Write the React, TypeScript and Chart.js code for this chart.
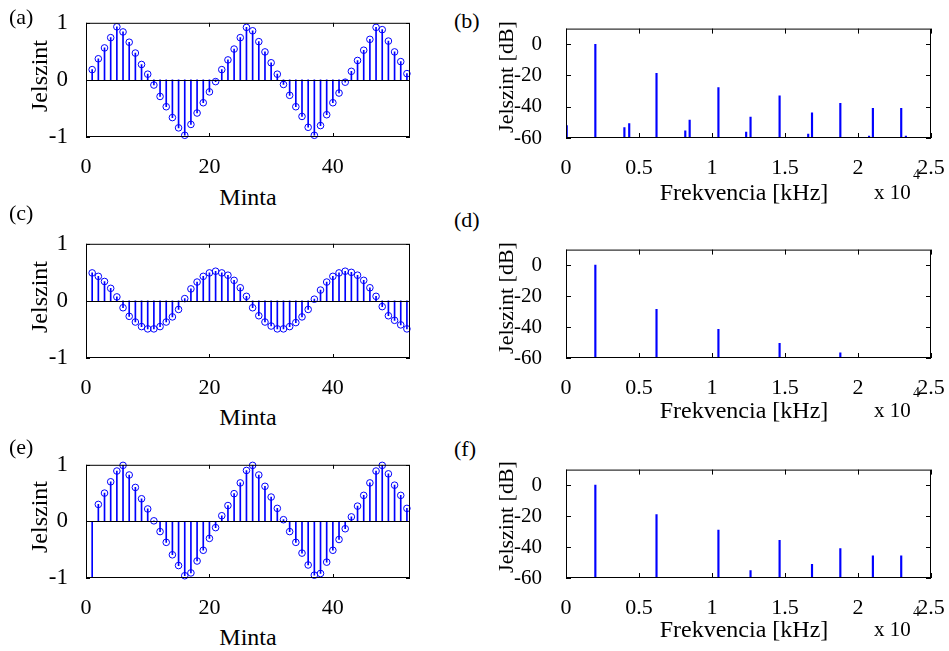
import React, { useEffect, useRef } from "react";
import { Chart, registerables } from "chart.js";

Chart.register(...registerables);

const FONT = '"Liberation Serif", "Times New Roman", Times, serif';
const BLUE = "#0000ff";

// ---- Left column: sampled signals (Minta 1..52) ----
const signalA = [
  0.18, 0.37, 0.56, 0.74, 0.93, 0.84, 0.66, 0.47, 0.27, 0.1,
  -0.09, -0.29, -0.47, -0.66, -0.84, -0.97, -0.78, -0.58, -0.4, -0.21,
  -0.03, 0.18, 0.35, 0.54, 0.74, 0.92, 0.86, 0.67, 0.49, 0.3,
  0.1, -0.08, -0.27, -0.47, -0.64, -0.83, -0.97, -0.8, -0.61, -0.4,
  -0.23, -0.04, 0.15, 0.34, 0.52, 0.71, 0.92, 0.88, 0.68, 0.49,
  0.32, 0.11,
];
const signalC = [
  0.49, 0.43, 0.34, 0.22, 0.07, -0.12, -0.27, -0.37, -0.45, -0.49,
  -0.49, -0.45, -0.37, -0.28, -0.15, 0.04, 0.21, 0.33, 0.43, 0.49,
  0.52, 0.49, 0.45, 0.36, 0.23, 0.08, -0.12, -0.26, -0.37, -0.44,
  -0.49, -0.49, -0.45, -0.38, -0.28, -0.15, 0.03, 0.19, 0.33, 0.43,
  0.49, 0.52, 0.5, 0.45, 0.36, 0.23, 0.08, -0.1, -0.26, -0.34,
  -0.42, -0.49,
];
const signalE = [
  -1.3, 0.3, 0.5, 0.7, 0.89, 0.99, 0.82, 0.6, 0.4, 0.22,
  0.01, -0.18, -0.37, -0.59, -0.78, -0.96, -0.91, -0.7, -0.51, -0.3,
  -0.11, 0.1, 0.28, 0.49, 0.68, 0.9, 0.99, 0.82, 0.62, 0.43,
  0.23, 0.03, -0.18, -0.37, -0.56, -0.77, -0.95, -0.92, -0.72, -0.51,
  -0.32, -0.13, 0.08, 0.27, 0.46, 0.68, 0.89, 0.99, 0.84, 0.64,
  0.46, 0.23,
];
const sampleTicks = [0, 20, 40];
const signalTicks = [-1, 0, 1];

// ---- Right column: spectra (Hz, dB) ----
const freqB = [50, 2010, 4000, 4330, 6200, 8170, 8470, 10440, 12340, 12640, 14630, 16590, 16850, 18790, 20760, 21020, 22960, 23280];
const levelB = [-52, 0, -53.4, -50.7, -18.7, -55.4, -48.6, -27.7, -56.2, -46.6, -33, -57.5, -43.9, -37.8, -58.7, -41, -41, -58.7];
const freqD = [2010, 6200, 10440, 14630, 18790];
const levelD = [0, -28.6, -41.5, -50.5, -56.6];
const freqF = [2010, 6200, 10440, 12640, 14630, 16850, 18790, 21020, 22960];
const levelF = [0, -19, -29, -55.2, -35.6, -51.2, -41, -45.7, -45.7];
const freqTicks = [0, 5000, 10000, 15000, 20000, 25000];
const levelTicks = [-60, -40, -20, 0];

const ML = 80, MT = 16, MR = 30, MB = 44;

type Area = { left: number; top: number; width: number; height: number };
type PanelSpec = { kind: "stem" | "spec"; area: Area; xs: number[]; ys: number[] };

const framePlugin = {
  id: "frame",
  afterDatasetsDraw(chart: any, _args: any, opts: any) {
    const { ctx, chartArea: a, scales } = chart;
    const xs = scales.x, ys = scales.y;
    const tl = opts.tickLen || 4;
    ctx.save();
    ctx.strokeStyle = "#000";
    ctx.lineWidth = 1;
    ctx.beginPath();
    if (opts.zeroLine) {
      const y0 = Math.round(ys.getPixelForValue(0)) + 0.5;
      ctx.moveTo(a.left, y0);
      ctx.lineTo(a.right, y0);
    }
    xs.ticks.forEach((t: any) => {
      const x = Math.round(xs.getPixelForValue(t.value)) + 0.5;
      ctx.moveTo(x, a.bottom);
      ctx.lineTo(x, a.bottom - tl);
      ctx.moveTo(x, a.top);
      ctx.lineTo(x, a.top + tl);
    });
    ys.ticks.forEach((t: any) => {
      const y = Math.round(ys.getPixelForValue(t.value)) + 0.5;
      ctx.moveTo(a.left, y);
      ctx.lineTo(a.left + tl, y);
      ctx.moveTo(a.right, y);
      ctx.lineTo(a.right - tl, y);
    });
    ctx.stroke();
    ctx.strokeRect(a.left + 0.5, a.top + 0.5, a.right - a.left - 1, a.bottom - a.top - 1);
    ctx.restore();
  },
};

function buildConfig(spec: PanelSpec): any {
  const isStem = spec.kind === "stem";
  const points = spec.xs.map((x, i) => ({ x, y: spec.ys[i] }));
  const datasets: any[] = [
    {
      type: "bar",
      data: points,
      backgroundColor: BLUE,
      borderWidth: 0,
      barThickness: isStem ? 1 : 1.5,
      grouped: false,
      ...(isStem ? {} : { base: -60 }),
    },
  ];
  if (isStem) {
    datasets.push({
      type: "line",
      data: points,
      showLine: false,
      pointRadius: 3.3,
      pointHoverRadius: 3.3,
      pointBorderWidth: 1,
      pointBorderColor: BLUE,
      pointBackgroundColor: "rgba(0,0,0,0)",
      clip: 5,
    });
  }
  const xTicks = isStem ? sampleTicks : freqTicks;
  const yTicks = isStem ? signalTicks : levelTicks;
  return {
    type: "bar",
    data: { datasets },
    plugins: [framePlugin],
    options: {
      responsive: false,
      maintainAspectRatio: false,
      animation: false,
      events: [],
      layout: { padding: { left: 0, top: MT, right: MR, bottom: 0 } },
      plugins: {
        legend: { display: false },
        tooltip: { enabled: false },
        frame: { tickLen: isStem ? 4 : 5, zeroLine: isStem },
      },
      scales: {
        x: {
          type: "linear",
          min: 0,
          max: isStem ? 52.5 : 25000,
          offset: false,
          grid: { display: false },
          border: { display: false },
          afterBuildTicks: (s: any) => {
            s.ticks = xTicks.map((v) => ({ value: v }));
          },
          afterFit: (s: any) => {
            s.height = MB;
          },
          ticks: {
            autoSkip: false,
            maxRotation: 0,
            color: "#000",
            padding: 9,
            font: { family: FONT, size: 22 },
            callback: (v: any) => (isStem ? String(v) : String(Number(v) / 10000)),
          },
        },
        y: {
          type: "linear",
          min: isStem ? -1 : -60,
          max: isStem ? 1 : 10,
          grid: { display: false },
          border: { display: false },
          afterBuildTicks: (s: any) => {
            s.ticks = yTicks.map((v) => ({ value: v }));
          },
          afterFit: (s: any) => {
            s.width = ML;
          },
          ticks: {
            autoSkip: false,
            color: "#000",
            padding: isStem ? 10 : 16,
            font: { family: FONT, size: isStem ? 23 : 21 },
            callback: (v: any) => String(v),
          },
        },
      },
    },
  };
}

function Panel({ spec }: { spec: PanelSpec }) {
  const ref = useRef<HTMLCanvasElement>(null);
  useEffect(() => {
    const chart = new Chart(ref.current as HTMLCanvasElement, buildConfig(spec));
    return () => chart.destroy();
  }, []);
  const { left, top, width, height } = spec.area;
  const W = width + ML + MR;
  const H = height + MT + MB;
  return (
    <canvas
      ref={ref}
      width={W}
      height={H}
      style={{ position: "absolute", left: left - ML, top: top - MT, width: W, height: H }}
    />
  );
}

function Txt(props: { x: number; base: number; size: number; text: string; center?: boolean }) {
  const { x, base, size, text, center } = props;
  return (
    <div
      style={{
        position: "absolute",
        left: x,
        top: base - 0.8375 * size,
        fontFamily: FONT,
        fontSize: size,
        lineHeight: 1,
        whiteSpace: "nowrap",
        color: "#000",
        transform: center ? "translateX(-50%)" : undefined,
      }}
    >
      {text}
    </div>
  );
}

function VTxt(props: { cx: number; cy: number; size: number; text: string }) {
  const { cx, cy, size, text } = props;
  return (
    <div
      style={{
        position: "absolute",
        left: cx,
        top: cy,
        fontFamily: FONT,
        fontSize: size,
        lineHeight: 1,
        whiteSpace: "nowrap",
        color: "#000",
        transform: "translate(-50%, -50%) rotate(-90deg)",
      }}
    >
      {text}
    </div>
  );
}

function Exp(props: { x: number; base: number }) {
  return (
    <>
      <Txt x={props.x} base={props.base} size={21} text="x 10" />
      <Txt x={props.x + 39} base={props.base - 20} size={14} text="4" />
    </>
  );
}

const idx = (arr: number[]) => arr.map((_, i) => i + 1);

const panels: PanelSpec[] = [
  { kind: "stem", area: { left: 86, top: 15, width: 324, height: 122 }, xs: idx(signalA), ys: signalA },
  { kind: "stem", area: { left: 86, top: 236, width: 324, height: 122 }, xs: idx(signalC), ys: signalC },
  { kind: "stem", area: { left: 86, top: 457, width: 324, height: 121 }, xs: idx(signalE), ys: signalE },
  { kind: "spec", area: { left: 566, top: 16, width: 365, height: 122 }, xs: freqB, ys: levelB },
  { kind: "spec", area: { left: 566, top: 237, width: 365, height: 121 }, xs: freqD, ys: levelD },
  { kind: "spec", area: { left: 566, top: 457, width: 365, height: 121 }, xs: freqF, ys: levelF },
];

export default function App() {
  return (
    <div
      style={{
        position: "absolute",
        left: 0,
        top: 0,
        width: 949,
        height: 651,
        background: "#fff",
        overflow: "hidden",
      }}
    >
      {panels.map((p, i) => (
        <Panel key={i} spec={p} />
      ))}

      <Txt x={9} base={24} size={22} text="(a)" />
      <Txt x={9} base={220} size={22} text="(c)" />
      <Txt x={9} base={454} size={22} text="(e)" />
      <Txt x={454} base={28} size={22} text="(b)" />
      <Txt x={454} base={227} size={22} text="(d)" />
      <Txt x={454} base={456} size={22} text="(f)" />

      <VTxt cx={39} cy={76} size={24} text="Jelszint" />
      <VTxt cx={39} cy={297} size={24} text="Jelszint" />
      <VTxt cx={39} cy={517} size={24} text="Jelszint" />
      <VTxt cx={506} cy={77} size={22} text="Jelszint [dB]" />
      <VTxt cx={506} cy={298} size={22} text="Jelszint [dB]" />
      <VTxt cx={506} cy={517} size={22} text="Jelszint [dB]" />

      <Txt x={248} base={205} size={24} text="Minta" center />
      <Txt x={248} base={425} size={24} text="Minta" center />
      <Txt x={248} base={645} size={24} text="Minta" center />

      <Txt x={744} base={200} size={24} text="Frekvencia [kHz]" center />
      <Txt x={744} base={418} size={24} text="Frekvencia [kHz]" center />
      <Txt x={744} base={637} size={24} text="Frekvencia [kHz]" center />

      <Exp x={874} base={200} />
      <Exp x={874} base={418} />
      <Exp x={874} base={637} />
    </div>
  );
}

______________________________

■ **What you should do**: Only the lines from the start of the material through the line containing "const ML = 80, MT = 16, MR = 30, MB = 44;" should be transcribed. Pictures stay out.

■ **The answer**:
Write the React, TypeScript and Chart.js code for this chart.
import React, { useEffect, useRef } from "react";
import { Chart, registerables } from "chart.js";

Chart.register(...registerables);

const FONT = '"Liberation Serif", "Times New Roman", Times, serif';
const BLUE = "#0000ff";

// ---- Left column: sampled signals (Minta 1..52) ----
const signalA = [
  0.18, 0.37, 0.56, 0.74, 0.93, 0.84, 0.66, 0.47, 0.27, 0.1,
  -0.09, -0.29, -0.47, -0.66, -0.84, -0.97, -0.78, -0.58, -0.4, -0.21,
  -0.03, 0.18, 0.35, 0.54, 0.74, 0.92, 0.86, 0.67, 0.49, 0.3,
  0.1, -0.08, -0.27, -0.47, -0.64, -0.83, -0.97, -0.8, -0.61, -0.4,
  -0.23, -0.04, 0.15, 0.34, 0.52, 0.71, 0.92, 0.88, 0.68, 0.49,
  0.32, 0.11,
];
const signalC = [
  0.49, 0.43, 0.34, 0.22, 0.07, -0.12, -0.27, -0.37, -0.45, -0.49,
  -0.49, -0.45, -0.37, -0.28, -0.15, 0.04, 0.21, 0.33, 0.43, 0.49,
  0.52, 0.49, 0.45, 0.36, 0.23, 0.08, -0.12, -0.26, -0.37, -0.44,
  -0.49, -0.49, -0.45, -0.38, -0.28, -0.15, 0.03, 0.19, 0.33, 0.43,
  0.49, 0.52, 0.5, 0.45, 0.36, 0.23, 0.08, -0.1, -0.26, -0.34,
  -0.42, -0.49,
];
const signalE = [
  -1.3, 0.3, 0.5, 0.7, 0.89, 0.99, 0.82, 0.6, 0.4, 0.22,
  0.01, -0.18, -0.37, -0.59, -0.78, -0.96, -0.91, -0.7, -0.51, -0.3,
  -0.11, 0.1, 0.28, 0.49, 0.68, 0.9, 0.99, 0.82, 0.62, 0.43,
  0.23, 0.03, -0.18, -0.37, -0.56, -0.77, -0.95, -0.92, -0.72, -0.51,
  -0.32, -0.13, 0.08, 0.27, 0.46, 0.68, 0.89, 0.99, 0.84, 0.64,
  0.46, 0.23,
];
const sampleTicks = [0, 20, 40];
const signalTicks = [-1, 0, 1];

// ---- Right column: spectra (Hz, dB) ----
const freqB = [50, 2010, 4000, 4330, 6200, 8170, 8470, 10440, 12340, 12640, 14630, 16590, 16850, 18790, 20760, 21020, 22960, 23280];
const levelB = [-52, 0, -53.4, -50.7, -18.7, -55.4, -48.6, -27.7, -56.2, -46.6, -33, -57.5, -43.9, -37.8, -58.7, -41, -41, -58.7];
const freqD = [2010, 6200, 10440, 14630, 18790];
const levelD = [0, -28.6, -41.5, -50.5, -56.6];
const freqF = [2010, 6200, 10440, 12640, 14630, 16850, 18790, 21020, 22960];
const levelF = [0, -19, -29, -55.2, -35.6, -51.2, -41, -45.7, -45.7];
const freqTicks = [0, 5000, 10000, 15000, 20000, 25000];
const levelTicks = [-60, -40, -20, 0];

const ML = 80, MT = 16, MR = 30, MB = 44;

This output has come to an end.